Curtailment risk is the second decisive variable. In a congested or solar-saturated system, curtailment is not an exception; it is a design feature. A PPA that does not explicitly allocate curtailment risk leaves the industrial buyer exposed. If green electricity is curtailed, the buyer either loses the attribute or must source a replacement. Under CBAM scrutiny, that replacement must be credible. Each 1% of curtailment on a 2.0 TWh contract erases 20 GWh of eligible volume. At €70–90/MWh, that is €1.4–1.8 million per year of lost value, before compliance penalties or reputational damage.
Wind-heavy PPAs exhibit fundamentally different curtailment dynamics. Wind curtailment tends to be event-driven and localised, rather than daily and structural. This makes it easier to manage contractually. Solar-heavy PPAs often face chronic midday curtailment once penetration rises, which makes contractual protection both more complex and more expensive. Buyers who focus only on strike price discover this difference only after the PPA is operational.

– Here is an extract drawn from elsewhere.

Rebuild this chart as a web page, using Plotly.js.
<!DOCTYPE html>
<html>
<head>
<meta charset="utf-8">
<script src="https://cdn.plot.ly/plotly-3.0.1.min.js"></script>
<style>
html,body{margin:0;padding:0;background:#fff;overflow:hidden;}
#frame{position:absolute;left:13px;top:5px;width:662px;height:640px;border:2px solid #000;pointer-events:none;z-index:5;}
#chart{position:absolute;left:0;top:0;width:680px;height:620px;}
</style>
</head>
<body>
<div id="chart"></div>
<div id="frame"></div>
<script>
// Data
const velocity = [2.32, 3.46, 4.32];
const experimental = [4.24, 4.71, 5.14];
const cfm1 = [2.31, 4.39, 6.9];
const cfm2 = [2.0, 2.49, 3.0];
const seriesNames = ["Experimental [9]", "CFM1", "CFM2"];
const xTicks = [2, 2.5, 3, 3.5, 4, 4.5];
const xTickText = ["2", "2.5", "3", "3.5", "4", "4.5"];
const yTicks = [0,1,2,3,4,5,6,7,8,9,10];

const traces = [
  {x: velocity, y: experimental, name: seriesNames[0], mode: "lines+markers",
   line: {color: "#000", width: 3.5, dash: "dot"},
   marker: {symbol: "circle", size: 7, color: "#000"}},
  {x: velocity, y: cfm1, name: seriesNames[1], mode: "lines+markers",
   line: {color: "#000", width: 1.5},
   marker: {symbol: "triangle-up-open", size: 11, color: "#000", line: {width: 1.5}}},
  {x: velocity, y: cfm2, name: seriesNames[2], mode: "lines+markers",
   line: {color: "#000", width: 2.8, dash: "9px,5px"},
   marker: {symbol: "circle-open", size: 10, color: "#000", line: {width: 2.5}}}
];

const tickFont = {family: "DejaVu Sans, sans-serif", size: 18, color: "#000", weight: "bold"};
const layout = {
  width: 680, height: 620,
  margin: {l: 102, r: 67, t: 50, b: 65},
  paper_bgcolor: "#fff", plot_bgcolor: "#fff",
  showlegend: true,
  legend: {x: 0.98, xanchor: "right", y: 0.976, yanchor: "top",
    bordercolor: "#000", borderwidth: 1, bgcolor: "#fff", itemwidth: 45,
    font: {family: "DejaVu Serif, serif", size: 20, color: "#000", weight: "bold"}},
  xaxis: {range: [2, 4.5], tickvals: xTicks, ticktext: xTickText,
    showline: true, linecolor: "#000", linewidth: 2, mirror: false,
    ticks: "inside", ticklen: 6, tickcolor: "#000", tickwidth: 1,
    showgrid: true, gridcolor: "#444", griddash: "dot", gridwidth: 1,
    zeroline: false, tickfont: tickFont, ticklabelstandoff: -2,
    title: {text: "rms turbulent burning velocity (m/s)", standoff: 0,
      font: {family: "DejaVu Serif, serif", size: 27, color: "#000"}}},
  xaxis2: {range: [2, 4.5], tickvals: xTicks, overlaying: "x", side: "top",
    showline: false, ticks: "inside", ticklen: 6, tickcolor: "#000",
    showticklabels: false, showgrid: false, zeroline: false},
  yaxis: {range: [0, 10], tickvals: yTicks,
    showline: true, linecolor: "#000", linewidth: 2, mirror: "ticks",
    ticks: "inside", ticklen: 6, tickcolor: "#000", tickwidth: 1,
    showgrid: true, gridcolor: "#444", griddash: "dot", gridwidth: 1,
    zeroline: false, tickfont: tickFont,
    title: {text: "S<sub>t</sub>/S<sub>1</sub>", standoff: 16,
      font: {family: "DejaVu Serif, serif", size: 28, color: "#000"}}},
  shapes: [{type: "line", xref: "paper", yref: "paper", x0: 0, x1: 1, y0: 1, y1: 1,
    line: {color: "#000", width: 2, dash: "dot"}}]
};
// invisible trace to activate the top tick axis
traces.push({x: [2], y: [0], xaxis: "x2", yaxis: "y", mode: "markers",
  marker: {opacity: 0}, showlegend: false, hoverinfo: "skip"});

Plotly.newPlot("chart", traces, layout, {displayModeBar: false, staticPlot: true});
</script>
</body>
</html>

Certainty is the third pillar. Under CBAM, buyers value variance reduction as much as average cost. A PPA that delivers 1.9–2.1 TWh consistently is more valuable than one that swings between 1.6 and 2.4 TWh depending on weather and grid conditions. Variance complicates emissions reporting, supplier audits, and customer communication. EU buyers increasingly penalise variance implicitly, through shorter contracts or price adjustments. Industrial PPAs that stabilise delivery protect margin even if they are not the cheapest in headline terms.

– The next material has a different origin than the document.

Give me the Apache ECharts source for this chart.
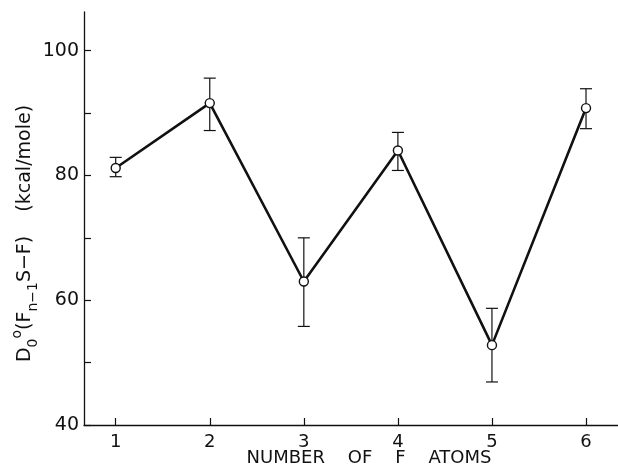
<!DOCTYPE html>
<html>
<head>
<meta charset="utf-8">
<script src="https://cdn.jsdelivr.net/npm/echarts@6/dist/echarts.min.js"></script>
<style>
html,body{margin:0;padding:0;background:#fff;}
#chart{width:618px;height:471px;}
</style>
</head>
<body>
<div id="chart"></div>
<script>
var atoms = [1, 2, 3, 4, 5, 6];
var energy = [81.2, 91.6, 63.0, 84.0, 52.8, 90.8];
var errLow = [79.8, 87.2, 55.8, 80.8, 46.9, 87.5];
var errHigh = [82.9, 95.6, 70.0, 86.9, 58.7, 93.9];
var xTickValues = [1, 2, 3, 4, 5, 6];
var yTickValues = [40, 50, 60, 70, 80, 90, 100];
var yLabelValues = [40, 60, 80, 100];

var font = 'DejaVu Sans';
var chart = echarts.init(document.getElementById('chart'));

var lineData = atoms.map(function (a, i) { return [a, energy[i]]; });
var errData = atoms.map(function (a, i) { return [a, errLow[i], errHigh[i]]; });

chart.setOption({
  animation: false,
  backgroundColor: '#fff',
  grid: { left: 84, right: 0, top: 12, bottom: 46, containLabel: false, outerBoundsMode: 'none' },
  xAxis: {
    type: 'value',
    min: 0.663,
    max: 6.34,
    name: 'NUMBER    OF    F    ATOMS',
    nameLocation: 'middle',
    nameGap: 24,
    nameMoveOverlap: false,
    nameTextStyle: { fontFamily: font, fontSize: 18, color: '#111', padding: [0, 0, 0, 36] },
    axisLine: { lineStyle: { color: '#111', width: 1.3 } },
    axisTick: { inside: true, length: 7, customValues: xTickValues, lineStyle: { color: '#111', width: 1.2 } },
    axisLabel: { customValues: xTickValues, fontFamily: font, fontSize: 18, color: '#111', margin: 8 },
    splitLine: { show: false }
  },
  yAxis: {
    type: 'value',
    min: 40,
    max: 106.2,
    name: '{n|D}{sub|0}{sup|o}{n|(F}{sub|n\u22121}{n|S\u2212F)    (kcal/mole)}',
    nameLocation: 'middle',
    nameGap: 44,
    nameMoveOverlap: false,
    nameTextStyle: {
      fontFamily: font, fontSize: 19, color: '#111', padding: [0, 30, 0, 0],
      rich: {
        n: { fontFamily: font, fontSize: 19, color: '#111', lineHeight: 30, verticalAlign: 'middle' },
        sub: { fontFamily: font, fontSize: 14, color: '#111', lineHeight: 14, verticalAlign: 'bottom' },
        sup: { fontFamily: font, fontSize: 14, color: '#111', lineHeight: 14, verticalAlign: 'top' }
      }
    },
    axisLine: { show: true, lineStyle: { color: '#111', width: 1.3 } },
    axisTick: { show: true, inside: true, length: 7, customValues: yTickValues, lineStyle: { color: '#111', width: 1.2 } },
    axisLabel: { customValues: yLabelValues, fontFamily: font, fontSize: 19, color: '#111', margin: 5 },
    splitLine: { show: false }
  },
  series: [
    {
      type: 'custom',
      data: errData,
      z: 1,
      renderItem: function (params, api) {
        var x = api.value(0);
        var lo = api.coord([x, api.value(1)]);
        var hi = api.coord([x, api.value(2)]);
        var hw = 6;
        var st = { stroke: '#111', lineWidth: 1.2, fill: null };
        return {
          type: 'group',
          children: [
            { type: 'line', shape: { x1: lo[0], y1: lo[1], x2: hi[0], y2: hi[1] }, style: st },
            { type: 'line', shape: { x1: lo[0] - hw, y1: lo[1], x2: lo[0] + hw, y2: lo[1] }, style: st },
            { type: 'line', shape: { x1: hi[0] - hw, y1: hi[1], x2: hi[0] + hw, y2: hi[1] }, style: st }
          ]
        };
      }
    },
    {
      type: 'line',
      data: lineData,
      z: 2,
      symbol: 'circle',
      symbolSize: 9,
      showAllSymbol: true,
      lineStyle: { color: '#111', width: 2.6 },
      itemStyle: { color: '#fff', borderColor: '#111', borderWidth: 1.4 }
    }
  ]
});
</script>
</body>
</html>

This is where aggregation becomes central. Aggregated PPAs bundle output from multiple assets—wind, solar, storage—and deliver a firmed volume to the buyer. Instead of exposing the buyer to hourly volatility, they expose the buyer to an annual or seasonal band with defined tolerance. The aggregator absorbs imbalance risk, curtailment smoothing, and market repositioning. For the buyer, this transforms electricity from a volatile input into a quasi-infrastructure service. That transformation has measurable economic value.
Proof is the final, often underestimated, element. Under CBAM, claims must withstand scrutiny. Buyers increasingly require auditable evidence that green electricity is delivered physically or via robust market mechanisms, not just certified nominally. PPAs that rely on weak attribution frameworks or that repeatedly require exceptions erode trust. Once trust erodes, procurement terms harden. Prices are revisited. Volumes are reallocated. Proof, therefore, is not an ESG add-on; it is a commercial requirement.
In Serbia, many early industrial PPAs were structured as financial hedges rather than delivery instruments. They worked when renewables were marginal. As penetration rises, these structures become fragile. Financial PPAs tied to single assets expose buyers to shape mismatch and curtailment without physical mitigation. Under CBAM, this fragility becomes visible and costly.
The CAPEX implications are often misunderstood. Buyers sometimes resist paying a slightly higher strike for a better-shaped PPA, viewing it as a cost. In reality, paying €5–10/MWh more for a wind-anchored or aggregated PPA can save €10–15/MWh in avoided imbalance, replacement, and compliance costs. Over a ten-year contract, the net present value difference is decisive. This is why sophisticated buyers increasingly treat PPA pricing as a portfolio optimisation problem, not as a spot-market comparison.
Grid delays sharpen the lesson. When grid upgrades slip by 12–18 months, PPAs tied to stranded assets fail to deliver. Buyers are forced into emergency procurement at unfavourable terms. Aggregated PPAs with diversified assets degrade more gracefully, maintaining partial delivery and preserving compliance narratives. In IRR terms, this resilience can preserve 100–200 basis points of equity return across the supply chain. For buyers, it preserves credibility.
The Serbian market is now at an inflection point. As CBAM pressure builds, industrial buyers will stop signing PPAs that look cheap but behave badly. They will gravitate toward contracts that deliver stability, even at a premium. This will create a bifurcation in the PPA market. On one side, commodity-style PPAs compete on price and suffer high volatility. On the other, infrastructure-style PPAs compete on deliverability and proof.
For Serbian exporters, choosing the wrong side of this divide is not just a procurement error; it is a strategic mistake. A poorly structured PPA can undermine CBAM compliance and erode customer trust for years. A well-structured PPA can stabilise emissions reporting, protect margins, and buy time for deeper process decarbonisation.
The strategic conclusion is straightforward. In the CBAM era, industrial PPAs are no longer about cheap power. They are about shape, certainty, and proof. Price still matters, but it sits behind these variables, not in front of them. Serbian exporters who continue to chase the lowest €/MWh will discover that they have bought volatility, not security. Those who invest in better-shaped, aggregated, and verifiable PPAs will find that the premium they pay is small compared to the competitiveness they preserve.